RSVP (optional but encouraged)
Join PS1 artists-in-residence Unche Studio for the inauguration of their new public artwork “This Too Shall Pass” on the north lawn of PS1 Close House.
Unche Studio will share the process and concept of the work, and attendees are welcome (but not required) to share a text or poem related to the theme of the work — all are invited to gather and reflect together about the temporary essence of joy, fear, sorrow or anything at all.
Supported by the City of Iowa City Public Art Advisory Committee matching grant program and the Andy Warhol Foundation for the Visual Arts.
ABOUT THE ARTISTS
The Farsi word “آنچه” translates to “that which” in English. Unche embodies a sense of ambiguity, inclusiveness, and the potential for all that is unseen, unknown, and yet to come. As an artist/designer collective founded in 2019, Unche uses art, design, and theory to create physical and virtual installations not to create bridges that connect polarities but to demonstrate the existence of gaps between things. Afrooz Partovi, Ramyar Vala, and Rambod Vala as the founders of the collective situate themselves within this in-between-ness and out of which generate production, develop lines of flight and new possibilities for engaging with alterity. The struggle to produce, rather than arrive at an understanding is at the cornerstone of Unche’s practice.
https://unche.studio
IG: @unche.studio
ABOUT THE ARTWORK
Historically it is written that a King in ancient Persia gathered the kingdom’s sages and wise men together with the task of finding an adage that is true at all times. In some documents it is written that the adage had to be carved in the ring worn by the Sultan/king, and that Sufi poet, Attar of Nishapur, was amongst those fulfilling the task. The group presented the phrase “ This too shall pass” to emphasize on the temporality of all events, debates, emotions, stories and even rulings. The adage aims to bring joy in times of sorrow and melancholy in times of satisfaction as a reminder of the ephemerality of all conditions, good or evil.

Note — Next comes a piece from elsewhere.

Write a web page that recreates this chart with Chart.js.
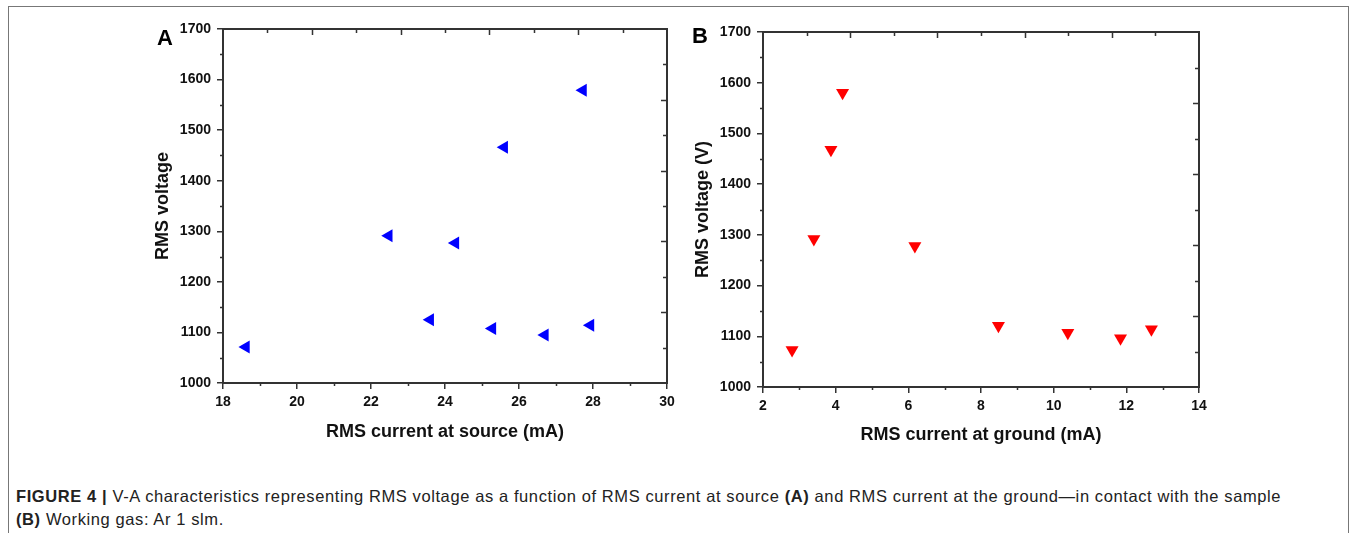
<!DOCTYPE html>
<html>
<head>
<meta charset="utf-8">
<script src="https://cdn.jsdelivr.net/npm/chart.js@4.4.1/dist/chart.umd.min.js"></script>
<style>
  body { margin: 0; background: #fff; width: 1354px; height: 533px; overflow: hidden; position: relative;
         font-family: "Liberation Sans", Arial, sans-serif; }
  #frame { position: absolute; left: 8px; top: 6px; width: 1341px; height: 600px; box-sizing: border-box;
           border: 1px solid #777; }
  canvas { position: absolute; }
  #cvA { left: 130px; top: 10px; }
  #cvB { left: 670px; top: 13px; }
  .panel { position: absolute; font-weight: bold; font-size: 22px; line-height: 22px; color: #000; }
  #caption { position: absolute; left: 16px; top: 485px; font-size: 16.5px; letter-spacing: 0.6px;
             line-height: 23px; color: #222; white-space: nowrap; }
</style>
</head>
<body>
<div id="frame"></div>
<canvas id="cvA" width="560" height="445"></canvas>
<canvas id="cvB" width="560" height="445"></canvas>
<div class="panel" style="left:157px; top:27px;">A</div>
<div class="panel" style="left:692px; top:25px;">B</div>
<div id="caption"><b>FIGURE 4 |</b> V-A characteristics representing RMS voltage as a function of RMS current at source <b>(A)</b> and RMS current at the ground—in contact with the sample<br><b>(B)</b> Working gas: Ar 1 slm.</div>
<script>
// panel A: voltage vs current at source
const srcCurrent = [18.62, 22.48, 23.6, 24.28, 25.28, 25.6, 26.7, 27.73, 27.93];
const srcVoltage = [1071, 1291, 1125, 1277, 1108, 1466, 1095, 1579, 1114];

// panel B: voltage vs current at ground
const gndCurrent = [2.8, 3.4, 3.87, 4.19, 6.18, 8.48, 10.39, 11.84, 12.69];
const gndVoltage = [1073, 1292, 1468, 1580, 1278, 1121, 1107, 1096, 1114];

const axisColor = '#333';
const fontFam = '"Liberation Sans", Arial, sans-serif';

// box around plot area, minor ticks outside, unlinked ticks on top/right pointing in
const frameTicks = {
    id: 'frameTicks',
    afterDraw(chart) {
        const { ctx, chartArea: a, scales } = chart;
        ctx.save();
        ctx.strokeStyle = axisColor;
        ctx.lineWidth = 2;
        ctx.strokeRect(a.left, a.top, a.right - a.left, a.bottom - a.top);

        ctx.lineWidth = 1.5;
        ctx.beginPath();
        const x = scales.x, y = scales.y;
        for (let v = x.min + 1; v < x.max; v += 2) {
            const px = Math.round(x.getPixelForValue(v)) + 0.5;
            ctx.moveTo(px, a.bottom); ctx.lineTo(px, a.bottom + 3);
        }
        for (let v = y.min + 50; v < y.max; v += 100) {
            const py = Math.round(y.getPixelForValue(v)) + 0.5;
            ctx.moveTo(a.left, py); ctx.lineTo(a.left - 3, py);
        }
        const x2 = scales.x2, y2 = scales.y2;
        for (let k = 1; k < 10; k++) {
            const len = k % 2 === 0 ? 6 : 4;
            const px = Math.round(x2.getPixelForValue(k)) + 0.5;
            ctx.moveTo(px, a.top); ctx.lineTo(px, a.top + len);
            const py = Math.round(y2.getPixelForValue(k)) + 0.5;
            ctx.moveTo(a.right, py); ctx.lineTo(a.right - len, py);
        }
        ctx.stroke();
        ctx.restore();
    }
};

function makeChart(id, xs, ys, opts) {
    const pts = xs.map((v, i) => ({ x: v, y: ys[i] }));
    return new Chart(document.getElementById(id), {
        type: 'scatter',
        data: {
            datasets: [{
                data: pts,
                pointStyle: 'triangle',
                rotation: opts.rotation,
                pointRadius: 7.5,
                pointBorderWidth: 0,
                backgroundColor: opts.color,
                borderColor: opts.color
            }]
        },
        options: {
            responsive: false,
            animation: false,
            devicePixelRatio: 1,
            layout: { padding: { top: 19, right: opts.padRight, left: 0, bottom: 0 } },
            plugins: { legend: { display: false }, tooltip: { enabled: false } },
            scales: {
                x: {
                    type: 'linear', position: 'bottom',
                    min: opts.xMin, max: opts.xMax,
                    afterFit: s => { s.height = opts.xHeight; },
                    border: { display: false },
                    grid: { drawOnChartArea: false, drawTicks: true, tickLength: 6, color: axisColor, lineWidth: 1.5 },
                    ticks: { stepSize: 2, padding: 5, color: '#111', font: { family: fontFam, size: 14, weight: 'bold' },
                             callback: v => String(v) },
                    title: { display: true, text: opts.xTitle, color: '#111', padding: { top: 0, bottom: 12 },
                             font: { family: fontFam, size: 18, weight: 'bold' } }
                },
                y: {
                    type: 'linear', position: 'left',
                    min: 1000, max: 1700,
                    afterFit: s => { s.width = 93; },
                    border: { display: false },
                    grid: { drawOnChartArea: false, drawTicks: true, tickLength: 6, color: axisColor, lineWidth: 1.5 },
                    ticks: { stepSize: 100, padding: 6, color: '#111', font: { family: fontFam, size: 14, weight: 'bold' },
                             callback: v => String(v) },
                    title: { display: true, text: opts.yTitle, color: '#111', padding: { top: 22, bottom: 0 },
                             font: { family: fontFam, size: 18, weight: 'bold' } }
                },
                x2: { type: 'linear', position: 'top', display: false, min: 0, max: 10 },
                y2: { type: 'linear', position: 'right', display: false, min: 0, max: 10, reverse: true }
            }
        },
        plugins: [frameTicks]
    });
}

makeChart('cvA', srcCurrent, srcVoltage, {
    color: '#0000ff', rotation: -90, xMin: 18, xMax: 30, padRight: 23, xHeight: 72,
    xTitle: 'RMS current at source (mA)', yTitle: 'RMS voltage'
});
makeChart('cvB', gndCurrent, gndVoltage, {
    color: '#ff0000', rotation: 180, xMin: 2, xMax: 14, padRight: 31, xHeight: 71,
    xTitle: 'RMS current at ground (mA)', yTitle: 'RMS voltage (V)'
});
</script>
</body>
</html>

In the original written language, Farsi, the adage “بگذرد نیز این. “has twelve characters with the dot at the end of the saying. For us at Unche Studio, the nature of this phrase and the meaning it refers to has formed the shape of a circular table with the twelve number of the clock around it. As a daily object, the table is a reminder of the transitory state of time — the object behind which the passage of time takes place, whether in the form of dining, meeting, discussion, studying, planning or else.